O Pico de Adão, uma agulha enevoada que se alça a mais de 2200 metros de altitude, acompanha-nos no horizonte durante algum tempo. A montanha é um lugar sagrado para o budismo — consta que conserva uma pegada de Buda — e assevera uma lenda, muito citada no Sri Lanka, que no cimo pousou Adão os pés em terra após a expulsão do Paraíso. Mas os passageiros, à janela ou acotovelados nos degraus das portas das carruagens e empunhando câmaras fotográficas e telemóveis, mostram-se muito mais interessados na paisagem de colinas suaves cobertas de camelia sinensis, a planta do chá levada para o Ceilão pelos ingleses no primeiro quartel do século XIX.
Desde a cidade de Kandy, antiga sede de um reino que muita resistência ofereceu à presença portuguesa no Ceilão, o comboio vem subindo até às terras mais altas do Sri Lanka. A composição, formada por uma meia dúzia de carruagens pintadas de azul celeste, parece um brinquedo, deslizando aos ziguezagues entre colinas e colinas, assobiando e deixando para trás estações, vales, nevoeiros, curvas em intermináveis serpentinas, gente caminhando devagar ao longo da linha, farrapos de chuva miúda e bátegas fugazes de sol a iluminar as stupas budistas no meio da paisagem sempre verde.
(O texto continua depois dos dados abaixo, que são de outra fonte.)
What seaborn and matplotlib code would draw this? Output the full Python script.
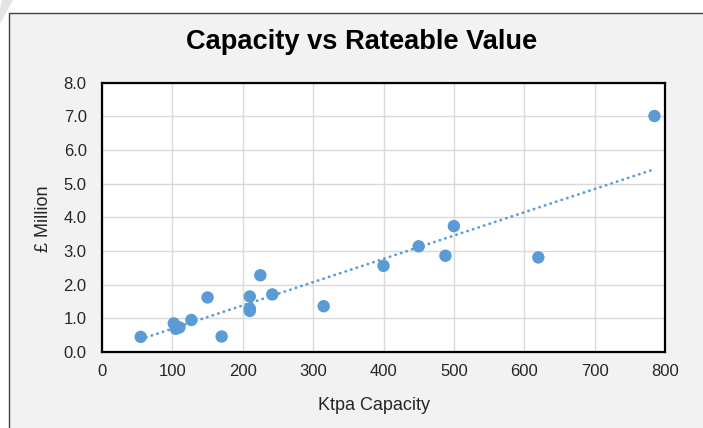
import numpy as np
import pandas as pd
import matplotlib
matplotlib.use("Agg")
import matplotlib.pyplot as plt
from matplotlib.patches import Rectangle, Polygon
import seaborn as sns

# Data
capacity_ktpa = [55, 102, 105, 110, 127, 150, 170, 210, 210, 210,
                 225, 242, 315, 400, 450, 488, 500, 620, 785]
rateable_value_m = [0.45, 0.85, 0.69, 0.73, 0.95, 1.62, 0.46, 1.65, 1.29, 1.22,
                    2.28, 1.71, 1.36, 2.56, 3.14, 2.86, 3.74, 2.81, 7.01]
x_ticks = [0, 100, 200, 300, 400, 500, 600, 700, 800]
y_ticks = [0.0, 1.0, 2.0, 3.0, 4.0, 5.0, 6.0, 7.0, 8.0]
title = "Capacity vs Rateable Value"
x_label = "Ktpa Capacity"
y_label = "£ Million"

df = pd.DataFrame({"capacity": capacity_ktpa, "value": rateable_value_m})

# Linear trendline with intercept fixed at zero (as in the original spreadsheet chart)
xs = np.asarray(capacity_ktpa, dtype=float)
ys = np.asarray(rateable_value_m, dtype=float)
slope = float(np.sum(xs * ys) / np.sum(xs * xs))
trend_x = np.array([xs.min(), xs.max()])
trend = pd.DataFrame({"capacity": trend_x, "value": slope * trend_x})

sns.set_theme(style="white")
plt.rcParams["font.family"] = ["Liberation Sans", "DejaVu Sans"]

W, H = 703, 428
fig = plt.figure(figsize=(W / 100, H / 100), dpi=100)
fig.patch.set_facecolor("white")

# decorative corner shading and outer chart frame
fig.patches.append(Polygon([(2 / W, 1), (13 / W, 1), (8 / W, 1 - 9 / H), (0, 1 - 24 / H), (0, 1 - 8 / H)],
                           closed=True, transform=fig.transFigure, facecolor="#e4e4e4",
                           edgecolor="none", zorder=-10))
fig.patches.append(Rectangle((8.5 / W, -0.05), 1.0, 1 - 12.5 / H + 0.05, transform=fig.transFigure,
                             facecolor="#f2f2f2", edgecolor="#404040", linewidth=1.0, zorder=-9))

left, right = 102 / W, 665 / W
bottom, top = 1 - 352 / H, 1 - 82.7 / H
ax = fig.add_axes([left, bottom, right - left, top - bottom])
ax.set_zorder(1)
ax.set_facecolor("white")

blue = "#5B9BD5"
sns.lineplot(data=trend, x="capacity", y="value", ax=ax, color=blue,
             linestyle=(0, (0.1, 2.0)), linewidth=2.0, dash_capstyle="round", zorder=2)
sns.scatterplot(data=df, x="capacity", y="value", ax=ax, color=blue, s=80,
                edgecolor="none", zorder=3)

ax.set_xlim(0, 800)
ax.set_ylim(0, 8)
ax.set_xticks(x_ticks)
ax.set_yticks(y_ticks)
ax.set_xticklabels([str(t) for t in x_ticks])
ax.set_yticklabels([f"{t:.1f}" for t in y_ticks])
ax.tick_params(axis="both", length=0, labelsize=12, labelcolor="#262626")
ax.tick_params(axis="x", pad=9)
ax.tick_params(axis="y", pad=11)
ax.grid(True, color="#d9d9d9", linewidth=1.0)
ax.set_axisbelow(True)
for sp in ax.spines.values():
    sp.set_visible(True)
    sp.set_color("black")
    sp.set_linewidth(1.6)
ax.set_xlabel("")
ax.set_ylabel("")

fig.text(362 / W, 1 - 42 / H, title, ha="center", va="center", fontsize=19.6,
         fontweight="bold", color="black", zorder=2)
fig.text(374 / W, 1 - 406 / H, x_label, ha="center", va="center", fontsize=13, color="#262626", zorder=2)
fig.text(43 / W, 1 - 219 / H, y_label, ha="center", va="center", fontsize=13,
         rotation=90, color="#262626", zorder=2)

fig.savefig("out.png", dpi=100)
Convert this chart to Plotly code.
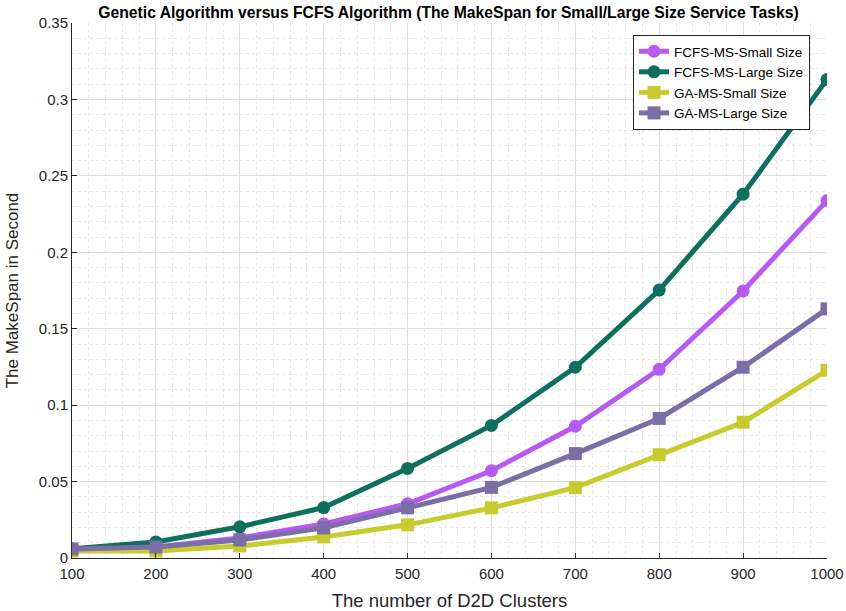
import plotly.graph_objects as go

clusters = [100, 200, 300, 400, 500, 600, 700, 800, 900, 1000]
fcfs_small = [0.0048, 0.0072, 0.0131, 0.0223, 0.0355, 0.0571, 0.0862, 0.1234, 0.1747, 0.2338]
fcfs_large = [0.0060, 0.0105, 0.0204, 0.0330, 0.0586, 0.0867, 0.1248, 0.1753, 0.2380, 0.3130]
ga_small = [0.0046, 0.0046, 0.0079, 0.0138, 0.0217, 0.0328, 0.0460, 0.0676, 0.0888, 0.1228]
ga_large = [0.0059, 0.0072, 0.0118, 0.0197, 0.0328, 0.0462, 0.0683, 0.0913, 0.1248, 0.1630]

series = [
    ("FCFS-MS-Small Size", fcfs_small, "#b65af2", "circle"),
    ("FCFS-MS-Large Size", fcfs_large, "#0e6f5c", "circle"),
    ("GA-MS-Small Size", ga_small, "#c8cb2e", "square"),
    ("GA-MS-Large Size", ga_large, "#7b6da6", "square"),
]

FONT = "Liberation Sans, Arial"

fig = go.Figure()
for name, vals, color, sym in series:
    fig.add_trace(go.Scatter(
        x=clusters, y=vals, name=name, mode="lines+markers",
        line=dict(color=color, width=5),
        marker=dict(symbol=sym, size=13, color=color),
    ))

axis_common = dict(
    showline=True, linecolor="#262626", linewidth=1, mirror=False,
    ticks="inside", ticklen=5, tickcolor="#262626",
    gridcolor="#dedede", gridwidth=1,
    tickfont=dict(family=FONT, size=15, color="#262626"),
    zeroline=False, automargin=False,
    minor=dict(showgrid=True, gridcolor="#e6e6e6", griddash="dot", gridwidth=1),
)

fig.update_layout(
    width=846, height=611,
    paper_bgcolor="white", plot_bgcolor="white",
    margin=dict(l=72, r=19, t=23, b=53),
    title=dict(text="<b>Genetic Algorithm versus FCFS Algorithm (The MakeSpan for Small/Large Size Service Tasks)</b>",
               x=0.4987, xref="paper", xanchor="center", y=0.980, yanchor="middle",
               font=dict(family=FONT, size=15.7, color="black")),
    xaxis=dict(range=[100, 1000], dtick=100, tick0=100, ticklabelstandoff=2,
               title=dict(text="The number of D2D Clusters",
                          font=dict(family=FONT, size=18.5, color="#262626")),
               **axis_common),
    yaxis=dict(range=[0, 0.35], dtick=0.05, tick0=0,
               title=dict(text="The MakeSpan in Second",
                          font=dict(family=FONT, size=17, color="#262626")),
               **axis_common),
    legend=dict(x=0.9775, y=0.9776, xanchor="right", yanchor="top",
                bgcolor="white", bordercolor="#262626", borderwidth=1,
                font=dict(family=FONT, size=13.5, color="black"),
                tracegroupgap=0, itemwidth=30),
    showlegend=True,
)
fig.update_xaxes(minor=dict(dtick=20))
fig.update_yaxes(minor=dict(dtick=0.01))

fig.write_html("out.html", config={"displayModeBar": False},
               post_script="document.body.style.margin='0px';")
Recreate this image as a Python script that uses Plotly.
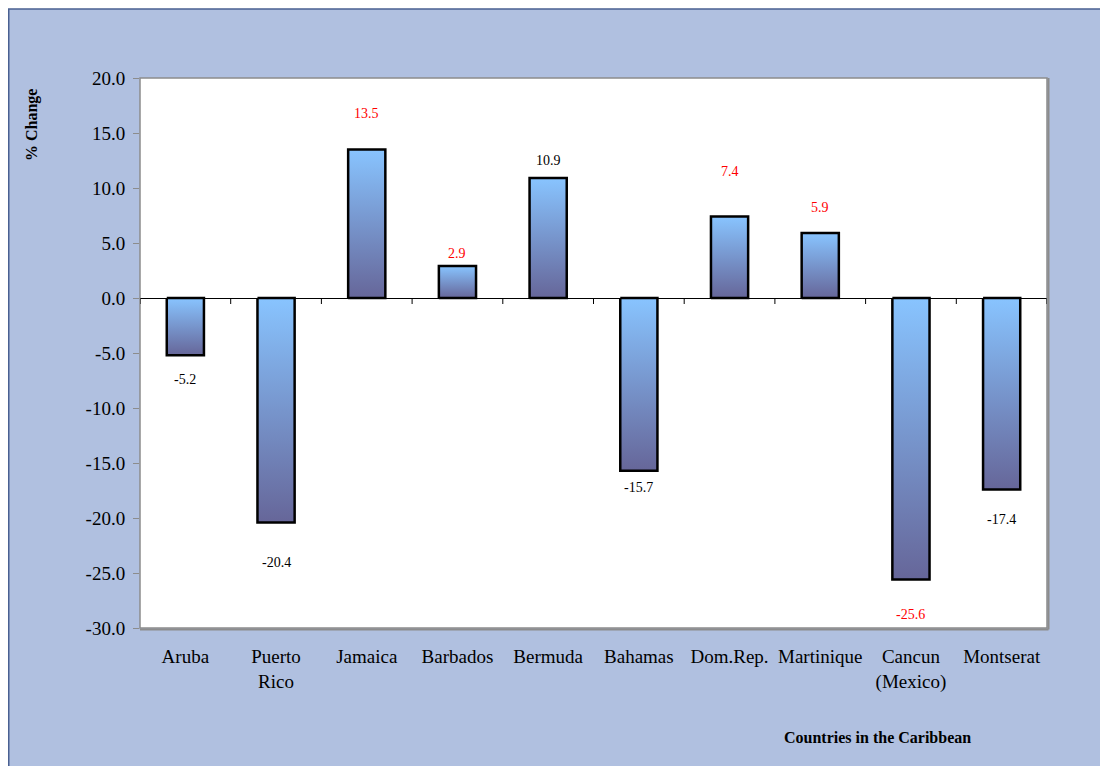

Estes blue trains, de fabrico chinês, foram introduzidos recentemente e são uma opção bem mais acessível que a dos luxuosos Rajadhani Express, composições que oferecem uma evocação dos comboios históricos do início do século passado e fazem, também, o percurso de Colombo até Badulla, através da região montanhosa onde é produzido o chá do Sri Lanka. As viagens de comboio são uma excelente forma de conhecer esta parte do Sri Lanka, o chamado Hill Country. Os trajectos têm a fama de ser dos mais panorâmicos do planeta e a opção pelo caminho-de-ferro é infinitamente mais sensata, e segura, que a de viajar de autocarro num país onde as irracionais competições entre condutores fazem parte do quotidiano dos passageiros. De Kandy a Badulla: uma jornada ferroviária por uma paisagem de colinas com cores de paraíso.
Tatoo or not tatoo
Por alturas de Hatton, a porta de entrada do Pico de Adão, um painel à beira da linha anuncia a altitude: “Summit level 1898 metres - 6226 feet above sea level”. A linha férrea do Hill Country, construída durante a época colonial britânica para escoar as produções de café e de chá, situa-se a elevada altitude, bem acima dos mil metros. Algumas passagens são de cortar a respiração: o comboio circula equilibrado nas cristas das colinas.
Em Nanu Oya andam mais estrangeiros do que noutras estações. Apeiam-se uns, retomam outros a viagem até Haputale, Ella, Badulla, na província de Uva, depois de uma pausa de um par de dias. Nanu Oya é estação que dá acesso a Nuwara Eliya, trinta quilómetros para nordeste, uma das zonas actualmente mais populares entre os visitantes do Hill Country. A crescente popularidade de Nuwara Eliya tem tido o preço de alguma descaracterização e gerado o desassossego dos lugares turísticos, mas a zona mantém os atractivos que a tornaram famosa desde os tempos britânicos: além do clima, que a partir de Abril transforma a povoação num destino de eleição na Primavera, Nuwara Eliya conta com um património de sobrevivências de arquitectura colonial e um bom número de plantações de chá.